Improved environment

The improved environment has been conducive to the birth of animals previously thought to be extinct. One of these is the fine-scaled fish, which inhabits the chilly waters of plateau lakes.

Among the flora is a yellow flower the locals dry in the sun to make a medicine for treating inflammation of the throat, and a purple flower that outsiders often mistake for lavender. In northern Saihanba is a stretch of land filled with that little purple flower. Right beside it is a tree, about 20 meters tall and known, very matter of factly, as The Tree. Locals reckon that just before the national forest was founded in 1962 Liu Kun, an official of the State Forestry Administration, came to do ground research and saw that tree.
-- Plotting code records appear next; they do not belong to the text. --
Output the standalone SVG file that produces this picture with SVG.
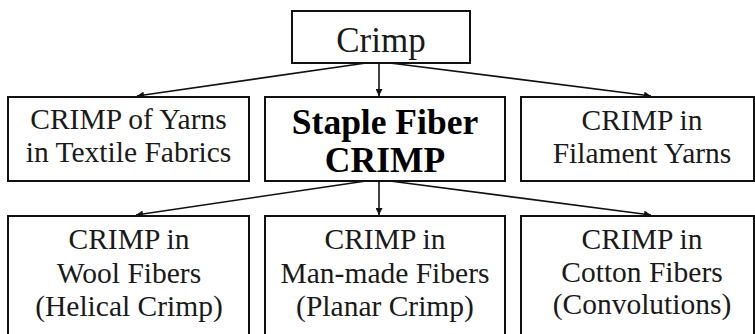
<svg xmlns="http://www.w3.org/2000/svg" width="755" height="334" viewBox="0 0 755 334">
  <style>
    .box { fill: #ffffff; stroke: #111111; stroke-width: 2; }
    text { font-family: "Liberation Serif", "Times New Roman", Times, Tinos, "Nimbus Roman", "Nimbus Roman No9 L", FreeSerif, "Noto Serif", "DejaVu Serif", serif; }
    .lbl { font-size: 29.5px; fill: #1a1a1a; text-anchor: middle; }
    .big { font-size: 35px; }
    .bold { font-weight: bold; font-size: 35.5px; fill: #000000; }
    .edge { stroke: #111111; stroke-width: 1.6; fill: none; marker-end: url(#arrow); }
  </style>
  <defs>
    <marker id="arrow" viewBox="0 0 10 10" refX="10" refY="5" markerWidth="7" markerHeight="7" markerUnits="userSpaceOnUse" orient="auto">
      <path d="M0,0 L10,5 L0,10 z" fill="#111111"/>
    </marker>
  </defs>
  <rect width="755" height="334" fill="#ffffff"/>

  <g id="connectors">
    <line class="edge" x1="366" y1="63" x2="137" y2="96"/>
    <line class="edge" x1="379" y1="63" x2="379" y2="96"/>
    <line class="edge" x1="390" y1="63" x2="651" y2="96"/>
    <line class="edge" x1="366" y1="181" x2="136" y2="215"/>
    <line class="edge" x1="379" y1="181" x2="379" y2="215"/>
    <line class="edge" x1="390" y1="181" x2="651" y2="215"/>
  </g>

  <g id="crimp">
    <rect class="box" x="292" y="11" width="178" height="52"/>
    <text class="lbl big" x="381" y="52">Crimp</text>
  </g>

  <g id="yarns-in-fabrics">
    <rect class="box" x="8" y="97" width="241" height="84"/>
    <text class="lbl" x="128.5" y="129">CRIMP of Yarns</text>
    <text class="lbl" x="128.5" y="162">in Textile Fabrics</text>
  </g>

  <g id="staple-fiber">
    <rect class="box" x="265" y="97" width="240" height="84"/>
    <text class="lbl bold" x="385" y="134">Staple Fiber</text>
    <text class="lbl bold" x="385" y="172">CRIMP</text>
  </g>

  <g id="filament-yarns">
    <rect class="box" x="521" y="97" width="233" height="84"/>
    <text class="lbl" x="642" y="130">CRIMP in</text>
    <text class="lbl" x="642" y="163">Filament Yarns</text>
  </g>

  <g id="wool-fibers">
    <rect class="box" x="8" y="216" width="241" height="130"/>
    <text class="lbl" x="129" y="249">CRIMP in</text>
    <text class="lbl" x="129" y="283">Wool Fibers</text>
    <text class="lbl" x="129" y="316">(Helical Crimp)</text>
  </g>

  <g id="man-made-fibers">
    <rect class="box" x="265" y="216" width="240" height="130"/>
    <text class="lbl" x="385" y="249">CRIMP in</text>
    <text class="lbl" x="385" y="283">Man-made Fibers</text>
    <text class="lbl" x="385" y="316">(Planar Crimp)</text>
  </g>

  <g id="cotton-fibers">
    <rect class="box" x="521" y="216" width="233" height="130"/>
    <text class="lbl" x="642" y="249">CRIMP in</text>
    <text class="lbl" x="642" y="282">Cotton Fibers</text>
    <text class="lbl" x="642" y="314">(Convolutions)</text>
  </g>
</svg>
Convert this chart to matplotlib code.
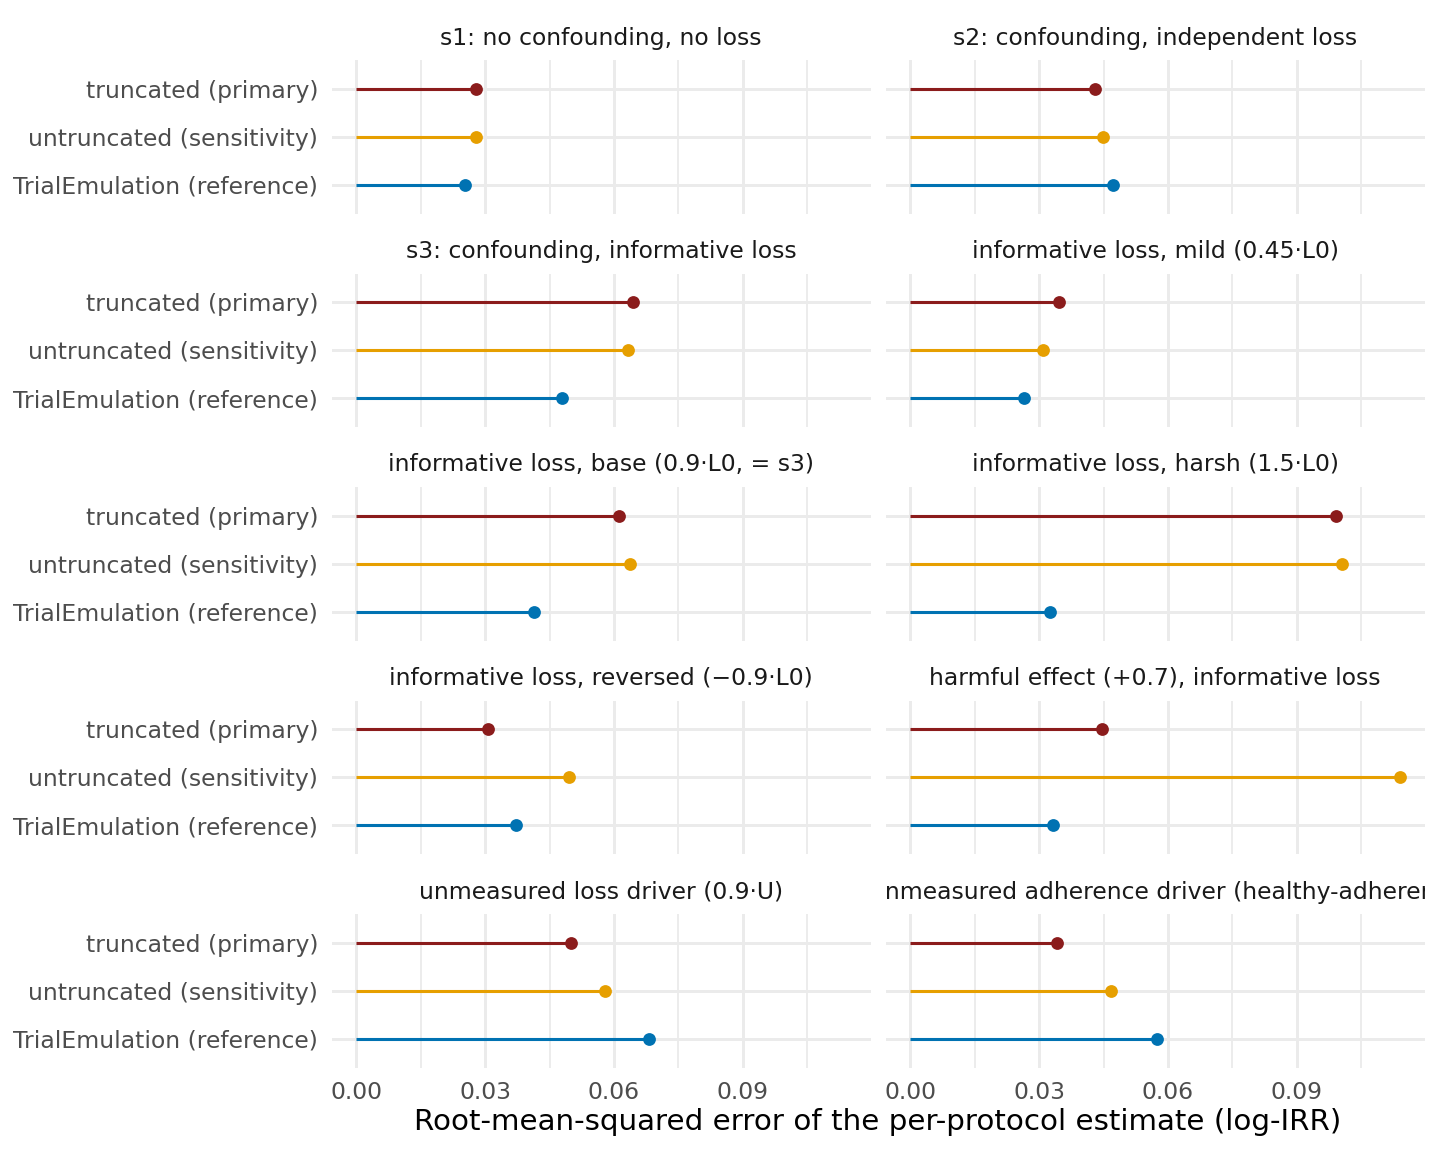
import numpy as np
import matplotlib.pyplot as plt

# =========================================================
# 数据
# =========================================================

scenarios = [
    "s1: no confounding, no loss",
    "s2: confounding, independent loss",
    "s3: confounding, informative loss",
    "informative loss, mild (0.45·L0)",
    "informative loss, base (0.9·L0, = s3)",
    "informative loss, harsh (1.5·L0)",
    "informative loss, reversed (\u22120.9·L0)",
    "harmful effect (+0.7), informative loss",
    "unmeasured loss driver (0.9·U)",
    "unmeasured adherence driver (healthy-adherer)",
]

methods = [
    "truncated (primary)",
    "untruncated (sensitivity)",
    "TrialEmulation (reference)",
]

rmse_truncated = [0.0279, 0.0430, 0.0644, 0.0347, 0.0612, 0.0991, 0.0307, 0.0447, 0.0500, 0.0342]
rmse_untruncated = [0.0279, 0.0449, 0.0633, 0.0309, 0.0637, 0.1005, 0.0495, 0.1140, 0.0579, 0.0467]
rmse_trialemulation = [0.0253, 0.0472, 0.0479, 0.0265, 0.0414, 0.0326, 0.0372, 0.0333, 0.0681, 0.0574]

method_colors = ["#8B1C1C", "#E69F00", "#0072B2"]

x_ticks = [0.00, 0.03, 0.06, 0.09]
x_minor = [0.015, 0.045, 0.075, 0.105]

# =========================================================
# 版面（像素）
# =========================================================

W, H = 1440, 1152
DPI = 192
col_x = [(331.5, 870.7), (885.5, 1424.7)]
row_top0 = 60.0
row_pitch = 213.5
panel_h = 153.6

plt.rcParams["font.family"] = ["DejaVu Sans"]

fig = plt.figure(figsize=(W / DPI, H / DPI), dpi=DPI)
fig.patch.set_facecolor("white")

values = np.array([rmse_truncated, rmse_untruncated, rmse_trialemulation])
xmax = values.max()
xlim = (-0.05 * xmax, xmax * 1.05)
y_pos = [3, 2, 1]

for i, title in enumerate(scenarios):
    r, c = divmod(i, 2)
    x0, x1 = col_x[c]
    top = row_top0 + r * row_pitch
    ax = fig.add_axes([x0 / W, 1 - (top + panel_h) / H, (x1 - x0) / W, panel_h / H])
    ax.set_xlim(*xlim)
    ax.set_ylim(0.4, 3.6)
    for s in ax.spines.values():
        s.set_visible(False)

    # 网格
    for xv in x_minor:
        ax.axvline(xv, color="#EBEBEB", lw=0.7, zorder=0)
    for xv in x_ticks:
        ax.axvline(xv, color="#EBEBEB", lw=1.1, zorder=0)
    for yv in y_pos:
        ax.axhline(yv, color="#EBEBEB", lw=1.1, zorder=0)

    for k in range(3):
        v = values[k, i]
        ax.plot([0, v], [y_pos[k], y_pos[k]], color=method_colors[k], lw=1.15,
                solid_capstyle="butt", zorder=2)
        ax.plot(v, y_pos[k], "o", color=method_colors[k], ms=4.8, mew=0, zorder=3)

    ax.tick_params(length=0, labelsize=8.8, labelcolor="#4D4D4D", pad=5)
    ax.set_xticks(x_ticks)
    if r == 4:
        ax.set_xticklabels([f"{t:.2f}" for t in x_ticks])
    else:
        ax.set_xticklabels([])
    ax.set_yticks(y_pos)
    if c == 0:
        ax.set_yticklabels(methods)
    else:
        ax.set_yticklabels([])

    # 分面标题（超出宽度时裁剪）
    sax = fig.add_axes([x0 / W, 1 - top / H, (x1 - x0) / W, 40 / H])
    sax.axis("off")
    sax.text(0.5, 0.55, title, ha="center", va="center", fontsize=8.8,
             color="#1A1A1A", transform=sax.transAxes, clip_on=True)

fig.text((331.5 + 1424.7) / 2 / W, 1 - 1122 / H,
         "Root-mean-squared error of the per-protocol estimate (log-IRR)",
         ha="center", va="center", fontsize=11, color="black")

fig.savefig("out.png", dpi=DPI, facecolor="white")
"At the time, the tree was estimated to be 150 years old," said Chen Zhiqing, a member of the forest's management. "The sight of that old tree, standing solitarily on the sandy ground, convinced him that a forest could be built here."

If the estimates are right, that tree has long since blown out the candles on its 200th birthday, and it still continues to enjoy relative solitude. But all around it forests have appeared.

Liu died in 2013 and asked that his ashes be scattered in the forest.

"People come here to escape the summer heat, and to be awed by the green 'ocean' around them," Chen said. "What few realize is that the way this beauty has been created is infinitely more inspiring than the beauty itself."